Big Bang Theory, The – Season 6
The Big Bang Theory ended its fifth season on a literal high as Howard Wolowitz (Helberg) was sent into outer space as a married man. However, the novelty factor of exploring Howard’s outer space journey quickly wore off thanks to the lousy screenwriting that zapped the fun out of seeing him at work. Meanwhile on Earth, the rest remained almost the same: Leonard (Galecki) and Penny (Cuoco) were still figuring out about each other as a couple while Amy (Bialik) and Sheldon’s (Parsons) relationship was slow-paced as usual.
Things change for the better when Howard returns to Earth — this happens quite quickly, thankfully — which gathers the entire ensemble together and that’s when The Big Bang Theory works at its finest.
Season 6 is actually good in terms of how the characters and couples are used and the involvement of Steven Molaro as a show-runner (taking over Bill Prady’s duties) is quite noticeable since we’ve continued the human and emotional growth from the last 2 years. We are treated to some amazing highs and some frustrating lows that in turn resulted in an uneven feeling for the show; at times making it frustrating to watch. This year’s installment is different than the previous because the two characters getting the major spotlight are the two extremes: Sheldon — TBBT‘s signature character — and Raj, who has been barely used since the series began… until now.
Sheldon broke out pretty fast as a iconic TV character during the first year because he was wacky and fun to watch. He was always obnoxious towards his friends, but he was still tolerable. When Season 4 started, Amy and Sheldon were paired together and he slowly showed signs of being an asshole, which progressed at a fast pace into later episodes. In here, we see him at his worst (for now) in terms of being highly unlikable — the ones who suffered the most from this were Amy, who wants their relation to be something meaningful, and Human Resources Administrator Mrs. Davis (guest star Regina King), the latter leading Sheldon into oblivious (and unsettling) racism territory.
In spite of the unlikable traits Sheldon currently displays, we also get to see him from the view of a man who tries to overcome his flaws regarding society, friendships and his relationship with Amy. This is something refreshing to see and you would have never expected that from him back in the early days. Jim Parsons remains funny selling strongly all of his lines, especially when Sheldon confronts his relationship with Amy as well as when he’s in the inevitable asshole position.
On the other hand, Raj finally gets used more often than before, as he begins dealing with his loneliness, which has been going on for quite some time. He struck a friendship with comic book salesman Stuart (Kevin Sussman, upgraded to series regular temporarily), which almost led the show into LGBT territory. Unfortunately, that got cut off abruptly for no reason, and then he got a new girlfriend in Lucy (Kate Micucci), who suffers from anxiety issues, leading to a huge payoff for one of the biggest problems with TBBT — Spoiler: Raj’s selective mutism — that should lead Raj into bigger and better things next year.
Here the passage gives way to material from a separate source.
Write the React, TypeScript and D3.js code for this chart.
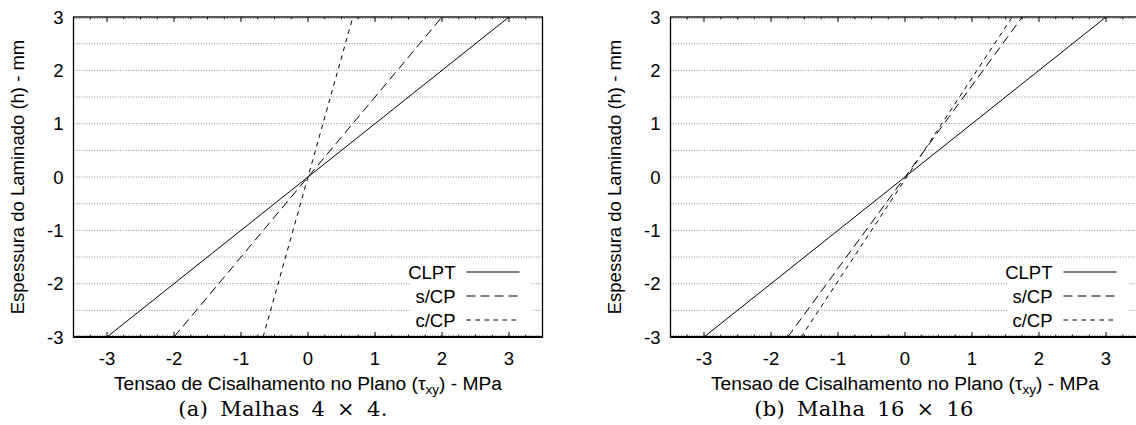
import React, { useEffect, useRef } from 'react';
import * as d3 from 'd3';

// espessura (h) nos extremos do laminado
const hValues = [-3, 3];

// tensao tau_xy nos extremos, painel (a) Malhas 4x4
const clptA = [-3, 3];
const semCPA = [-2, 2];
const comCPA = [-0.67, 0.67];

// painel (b) Malha 16x16
const clptB = [-3, 3];
const semCPB = [-1.75, 1.75];
const comCPB = [-1.55, 1.6];

const xTicks = [-3, -2, -1, 0, 1, 2, 3];
const yTicks = [-3, -2, -1, 0, 1, 2, 3];
const legendNames = ['CLPT', 's/CP', 'c/CP'];

const dashes = ['none', '9,5', '4.5,4.5'];
const sans = 'Liberation Sans, Arial, sans-serif';
const fs = '18.5px';

function drawPanel(svg: any, offsetX: number, series: number[][], caption: string, captionX: number) {
  const left = offsetX + 73.5;
  const top = 17;
  const width = 469;
  const height = 320;

  const x = d3.scaleLinear().domain([-3.5, 3.5]).range([left, left + width]);
  const y = d3.scaleLinear().domain([-3, 3]).range([top + height, top]);

  const g = svg.append('g');

  // grid horizontal pontilhado
  const gridVals = d3.range(-3, 3.01, 0.5);
  g.selectAll('line.grid')
    .data(gridVals)
    .enter()
    .append('line')
    .attr('class', 'grid')
    .attr('x1', left)
    .attr('x2', left + width)
    .attr('y1', (d: number) => y(d) + (d === 3 ? 1.5 : d === -3 ? -1.5 : 0))
    .attr('y2', (d: number) => y(d) + (d === 3 ? 1.5 : d === -3 ? -1.5 : 0))
    .attr('stroke', '#666')
    .attr('stroke-width', 0.8)
    .attr('stroke-dasharray', '1,1.6');

  // legenda: fundo branco
  const lgRight = left + width - 11;
  const lgLeft = lgRight - 121;
  g.append('rect')
    .attr('x', lgLeft)
    .attr('y', 260)
    .attr('width', 121)
    .attr('height', 74)
    .attr('fill', 'white');

  // curvas
  const line = d3.line<number>()
    .x((d) => x(d))
    .y((_, i) => y(hValues[i]));

  series.forEach((s, i) => {
    g.append('path')
      .datum(s)
      .attr('d', line)
      .attr('fill', 'none')
      .attr('stroke', 'black')
      .attr('stroke-width', 1)
      .attr('stroke-dasharray', dashes[i]);
  });

  // ticks eixo x (top e bottom)
  const minor = d3.range(-3.25, 3.3, 0.25).filter((v) => Math.abs(v - Math.round(v)) > 0.01);
  [top, top + height].forEach((yy, k) => {
    const dir = k === 0 ? 1 : -1;
    g.selectAll(null)
      .data(xTicks)
      .enter()
      .append('line')
      .attr('x1', (d: number) => x(d))
      .attr('x2', (d: number) => x(d))
      .attr('y1', yy)
      .attr('y2', yy + dir * 5)
      .attr('stroke', 'black')
      .attr('stroke-width', 1);
    g.selectAll(null)
      .data(minor)
      .enter()
      .append('line')
      .attr('x1', (d: number) => x(d))
      .attr('x2', (d: number) => x(d))
      .attr('y1', yy)
      .attr('y2', yy + dir * 2.5)
      .attr('stroke', 'black')
      .attr('stroke-width', 0.8);
  });

  // moldura
  g.append('rect')
    .attr('x', left)
    .attr('y', top)
    .attr('width', width)
    .attr('height', height)
    .attr('fill', 'none')
    .attr('stroke', 'black')
    .attr('stroke-width', 1.3);
  g.append('line')
    .attr('x1', left)
    .attr('x2', left + width)
    .attr('y1', top + height)
    .attr('y2', top + height)
    .attr('stroke', 'black')
    .attr('stroke-width', 2);

  // rotulos eixo y
  g.selectAll('text.ytick')
    .data(yTicks)
    .enter()
    .append('text')
    .attr('class', 'ytick')
    .attr('x', left - 10)
    .attr('y', (d: number) => y(d) + 6.5)
    .attr('text-anchor', 'end')
    .style('font-family', sans)
    .style('font-size', fs)
    .text((d: number) => d);

  // rotulos eixo x
  g.selectAll('text.xtick')
    .data(xTicks)
    .enter()
    .append('text')
    .attr('class', 'xtick')
    .attr('x', (d: number) => x(d))
    .attr('y', 365)
    .attr('text-anchor', 'middle')
    .style('font-family', sans)
    .style('font-size', fs)
    .text((d: number) => d);

  // titulo y
  g.append('text')
    .attr('transform', `translate(${offsetX + 24},${top + height / 2}) rotate(-90)`)
    .attr('text-anchor', 'middle')
    .style('font-family', sans)
    .style('font-size', fs)
    .text('Espessura do Laminado (h) - mm');

  // titulo x
  const xt = g.append('text')
    .attr('x', x(0))
    .attr('y', 390)
    .attr('text-anchor', 'middle')
    .style('font-family', sans)
    .style('font-size', '19.2px');
  xt.append('tspan').text('Tensao de Cisalhamento no Plano (τ');
  xt.append('tspan').attr('dy', 4).style('font-size', '13.5px').text('xy');
  xt.append('tspan').attr('dy', -4).text(') - MPa');

  // legenda
  legendNames.forEach((name, i) => {
    const yy = 272 + i * 24;
    g.append('text')
      .attr('x', lgLeft + 45)
      .attr('y', yy + 6.5)
      .attr('text-anchor', 'end')
      .style('font-family', sans)
      .style('font-size', fs)
      .text(name);
    g.append('line')
      .attr('x1', lgLeft + 56)
      .attr('x2', lgLeft + 109)
      .attr('y1', yy)
      .attr('y2', yy)
      .attr('stroke', 'black')
      .attr('stroke-width', 1)
      .attr('stroke-dasharray', dashes[i]);
  });

  // legenda da figura
  g.append('text')
    .attr('x', captionX)
    .attr('y', 416)
    .attr('text-anchor', 'middle')
    .style('font-family', 'DejaVu Serif, serif')
    .style('font-size', '21px')
    .style('letter-spacing', '0.3px')
    .style('word-spacing', '5px')
    .text(caption);
}

export default function App() {
  const ref = useRef<SVGSVGElement>(null);

  useEffect(() => {
    const svg = d3.select(ref.current);
    svg.selectAll('*').remove();
    svg.append('rect').attr('width', 1136).attr('height', 425).attr('fill', 'white');
    drawPanel(svg, 0, [clptA, semCPA, comCPA], '(a) Malhas 4 × 4.', 283);
    drawPanel(svg, 597, [clptB, semCPB, comCPB], '(b) Malha 16 × 16', 864);
  }, []);

  return (
    <svg
      ref={ref}
      width={1136}
      height={425}
      style={{ position: 'absolute', left: 0, top: 0 }}
    />
  );
}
I wished the writing team used Howard better because Simon Helberg is great at handling Howard’s growth and he had new territory to explore, unlike Leonard (held back for being the ‘straight man’ character) and Penny (who had some bits of development regarding her feelings towards her friends). However, the outer space trip was a chore to watch and his marriage with Bernadette (Rauch) wasn’t completely explored — except for some reality vs. fantasy issues regarding Howard himself — since most of the “couple drama” issues happened with Leonard-Penny and Sheldon-Amy instead.
TBBT is still considerably entertaining, but not as cohesive, funny and strong as the last season was. As far as American comedy network shows with bigger audiences goes, this one stands much stronger than Modern Family.